The son followed in his father’s footsteps and also earned an engineering degree from Pitt in 1979. He went on to have a successful career as a civil engineer and business owner, and has now endowed a scholarship in his father’s name.

“I began thinking about honoring my father and helping the most students that I could,” said Les III.

The answer was the Lester C. Snyder, Jr. Scholarship in the Department of Civil and Environmental Engineering, which is given to Swanson School of Engineering students with a history of military service.

“At first, dad was so shocked he didn’t understand what we were doing,” said the younger civil engineer with a proud smile on his face. “After we sat him down and really explained that this scholarship is in honor of the persistence that he exemplified getting through the military and then finishing in civil engineering, and then going on and having a very successful career, he was very taken aback and very honored.”

David Matelan
David Matelan (left) with President Barack Obama and First Lady Michelle Obama while serving as a Marine assigned to a presidential security detail in Dublin, Ireland.

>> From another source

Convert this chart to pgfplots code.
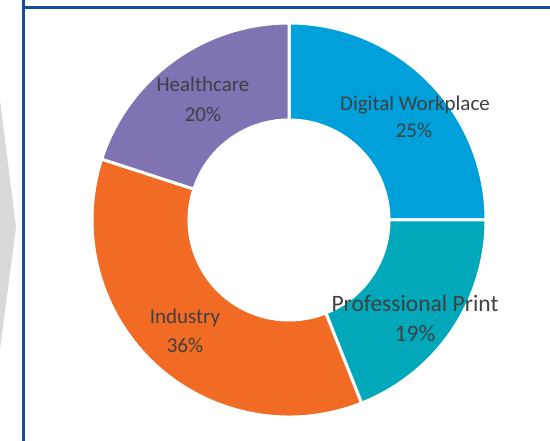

Among the four recipients of the scholarship is David Matelan. The 28-year-old civil engineering senior served five years in the Marines before enrolling at Pitt. He says the scholarship is extremely helpful.

“Majoring in engineering is expensive and the funding I get from the G.I. Bill to cover the cost of books is never enough,” David said. 

Last summer David had an internship with Les Snyder III’s company, Infrastructure and Industrial Constructors USA (I+Icon), which he says helped him solidify his desire to make a career as a civil engineer in the construction industry.

Les III and his 93-year-old father, Lester Jr., meet each year with the current Snyder Scholarship students for lunch. “One thing I like about endowing a scholarship fund is staying active with the recipients. I enjoy seeing them and hearing their stories and what they have learned and so forth," Les III said.